▸ **Goal of the exercise**:
Copy out the listing that follows exactly, dropping every picture.

▸ **Data**:
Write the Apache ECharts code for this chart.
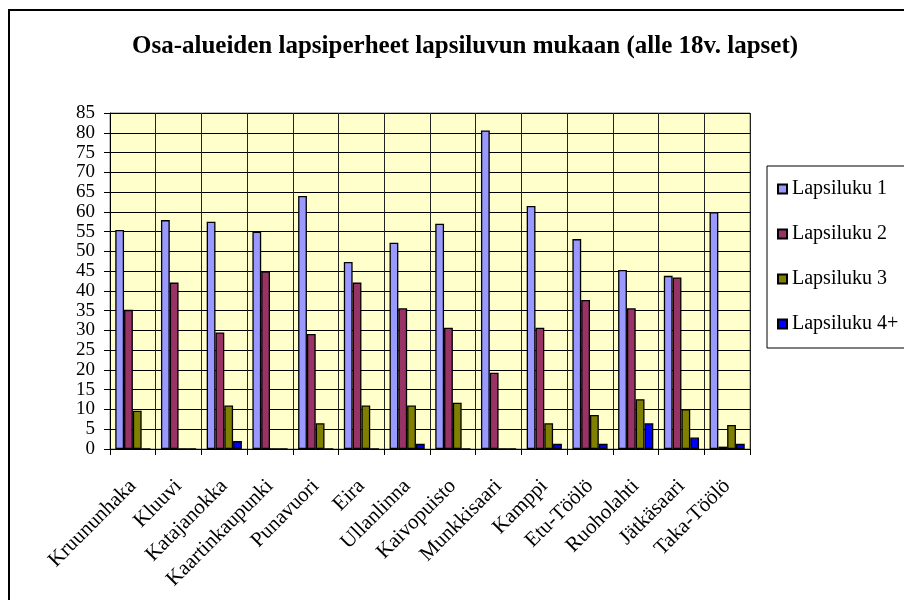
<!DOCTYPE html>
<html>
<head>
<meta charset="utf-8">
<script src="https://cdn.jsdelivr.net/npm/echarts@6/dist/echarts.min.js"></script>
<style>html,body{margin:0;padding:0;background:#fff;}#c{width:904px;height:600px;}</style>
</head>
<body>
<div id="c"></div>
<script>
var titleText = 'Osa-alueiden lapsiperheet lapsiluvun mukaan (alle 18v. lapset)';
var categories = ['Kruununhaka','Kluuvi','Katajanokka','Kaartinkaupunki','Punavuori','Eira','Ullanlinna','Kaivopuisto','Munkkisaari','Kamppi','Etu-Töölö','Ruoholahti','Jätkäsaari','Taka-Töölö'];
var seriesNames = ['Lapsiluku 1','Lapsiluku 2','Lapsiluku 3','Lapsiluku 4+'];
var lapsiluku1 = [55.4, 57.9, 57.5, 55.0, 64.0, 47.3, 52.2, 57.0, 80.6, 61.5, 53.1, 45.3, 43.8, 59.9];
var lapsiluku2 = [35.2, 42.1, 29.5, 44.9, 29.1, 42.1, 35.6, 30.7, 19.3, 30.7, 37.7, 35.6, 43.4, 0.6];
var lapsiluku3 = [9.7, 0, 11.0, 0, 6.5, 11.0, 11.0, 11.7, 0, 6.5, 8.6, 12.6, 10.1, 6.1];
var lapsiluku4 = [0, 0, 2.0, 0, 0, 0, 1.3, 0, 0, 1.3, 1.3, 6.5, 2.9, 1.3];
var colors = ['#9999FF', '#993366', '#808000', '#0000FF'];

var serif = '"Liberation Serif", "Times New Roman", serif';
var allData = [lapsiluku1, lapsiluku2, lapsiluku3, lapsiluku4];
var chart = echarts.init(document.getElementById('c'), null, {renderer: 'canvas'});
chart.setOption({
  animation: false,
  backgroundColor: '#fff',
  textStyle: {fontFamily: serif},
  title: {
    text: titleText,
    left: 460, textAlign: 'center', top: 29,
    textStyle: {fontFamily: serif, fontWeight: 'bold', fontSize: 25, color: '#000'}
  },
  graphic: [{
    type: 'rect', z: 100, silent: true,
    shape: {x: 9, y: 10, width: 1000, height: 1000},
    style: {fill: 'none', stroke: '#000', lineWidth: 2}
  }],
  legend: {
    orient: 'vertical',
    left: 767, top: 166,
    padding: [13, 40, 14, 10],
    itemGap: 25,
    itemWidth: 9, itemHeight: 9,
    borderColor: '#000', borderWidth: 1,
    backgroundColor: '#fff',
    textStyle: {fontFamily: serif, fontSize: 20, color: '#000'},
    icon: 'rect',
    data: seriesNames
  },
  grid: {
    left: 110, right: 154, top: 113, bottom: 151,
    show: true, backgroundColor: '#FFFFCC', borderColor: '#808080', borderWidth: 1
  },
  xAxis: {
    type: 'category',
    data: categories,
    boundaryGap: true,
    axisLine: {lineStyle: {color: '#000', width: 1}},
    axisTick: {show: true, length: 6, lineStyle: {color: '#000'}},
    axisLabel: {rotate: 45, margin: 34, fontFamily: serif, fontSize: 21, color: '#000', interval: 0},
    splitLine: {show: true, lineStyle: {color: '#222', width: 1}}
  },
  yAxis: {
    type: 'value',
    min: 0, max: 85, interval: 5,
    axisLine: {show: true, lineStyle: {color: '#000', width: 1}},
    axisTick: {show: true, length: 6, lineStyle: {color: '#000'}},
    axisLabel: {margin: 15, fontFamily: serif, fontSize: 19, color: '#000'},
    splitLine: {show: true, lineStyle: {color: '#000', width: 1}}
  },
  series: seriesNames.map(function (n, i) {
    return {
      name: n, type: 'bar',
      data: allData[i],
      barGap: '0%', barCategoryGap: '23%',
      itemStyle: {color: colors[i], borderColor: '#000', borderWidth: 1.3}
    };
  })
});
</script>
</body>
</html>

▸ **Solution for this task**:
Write the Apache ECharts code for this chart.
<!DOCTYPE html>
<html>
<head>
<meta charset="utf-8">
<script src="https://cdn.jsdelivr.net/npm/echarts@6/dist/echarts.min.js"></script>
<style>html,body{margin:0;padding:0;background:#fff;}#c{width:904px;height:600px;}</style>
</head>
<body>
<div id="c"></div>
<script>
var titleText = 'Osa-alueiden lapsiperheet lapsiluvun mukaan (alle 18v. lapset)';
var categories = ['Kruununhaka','Kluuvi','Katajanokka','Kaartinkaupunki','Punavuori','Eira','Ullanlinna','Kaivopuisto','Munkkisaari','Kamppi','Etu-Töölö','Ruoholahti','Jätkäsaari','Taka-Töölö'];
var seriesNames = ['Lapsiluku 1','Lapsiluku 2','Lapsiluku 3','Lapsiluku 4+'];
var lapsiluku1 = [55.4, 57.9, 57.5, 55.0, 64.0, 47.3, 52.2, 57.0, 80.6, 61.5, 53.1, 45.3, 43.8, 59.9];
var lapsiluku2 = [35.2, 42.1, 29.5, 44.9, 29.1, 42.1, 35.6, 30.7, 19.3, 30.7, 37.7, 35.6, 43.4, 0.6];
var lapsiluku3 = [9.7, 0, 11.0, 0, 6.5, 11.0, 11.0, 11.7, 0, 6.5, 8.6, 12.6, 10.1, 6.1];
var lapsiluku4 = [0, 0, 2.0, 0, 0, 0, 1.3, 0, 0, 1.3, 1.3, 6.5, 2.9, 1.3];
var colors = ['#9999FF', '#993366', '#808000', '#0000FF'];

var serif = '"Liberation Serif", "Times New Roman", serif';
var allData = [lapsiluku1, lapsiluku2, lapsiluku3, lapsiluku4];
var chart = echarts.init(document.getElementById('c'), null, {renderer: 'canvas'});
chart.setOption({
  animation: false,
  backgroundColor: '#fff',
  textStyle: {fontFamily: serif},
  title: {
    text: titleText,
    left: 460, textAlign: 'center', top: 29,
    textStyle: {fontFamily: serif, fontWeight: 'bold', fontSize: 25, color: '#000'}
  },
  graphic: [{
    type: 'rect', z: 100, silent: true,
    shape: {x: 9, y: 10, width: 1000, height: 1000},
    style: {fill: 'none', stroke: '#000', lineWidth: 2}
  }],
  legend: {
    orient: 'vertical',
    left: 767, top: 166,
    padding: [13, 40, 14, 10],
    itemGap: 25,
    itemWidth: 9, itemHeight: 9,
    borderColor: '#000', borderWidth: 1,
    backgroundColor: '#fff',
    textStyle: {fontFamily: serif, fontSize: 20, color: '#000'},
    icon: 'rect',
    data: seriesNames
  },
  grid: {
    left: 110, right: 154, top: 113, bottom: 151,
    show: true, backgroundColor: '#FFFFCC', borderColor: '#808080', borderWidth: 1
  },
  xAxis: {
    type: 'category',
    data: categories,
    boundaryGap: true,
    axisLine: {lineStyle: {color: '#000', width: 1}},
    axisTick: {show: true, length: 6, lineStyle: {color: '#000'}},
    axisLabel: {rotate: 45, margin: 34, fontFamily: serif, fontSize: 21, color: '#000', interval: 0},
    splitLine: {show: true, lineStyle: {color: '#222', width: 1}}
  },
  yAxis: {
    type: 'value',
    min: 0, max: 85, interval: 5,
    axisLine: {show: true, lineStyle: {color: '#000', width: 1}},
    axisTick: {show: true, length: 6, lineStyle: {color: '#000'}},
    axisLabel: {margin: 15, fontFamily: serif, fontSize: 19, color: '#000'},
    splitLine: {show: true, lineStyle: {color: '#000', width: 1}}
  },
  series: seriesNames.map(function (n, i) {
    return {
      name: n, type: 'bar',
      data: allData[i],
      barGap: '0%', barCategoryGap: '23%',
      itemStyle: {color: colors[i], borderColor: '#000', borderWidth: 1.3}
    };
  })
});
</script>
</body>
</html>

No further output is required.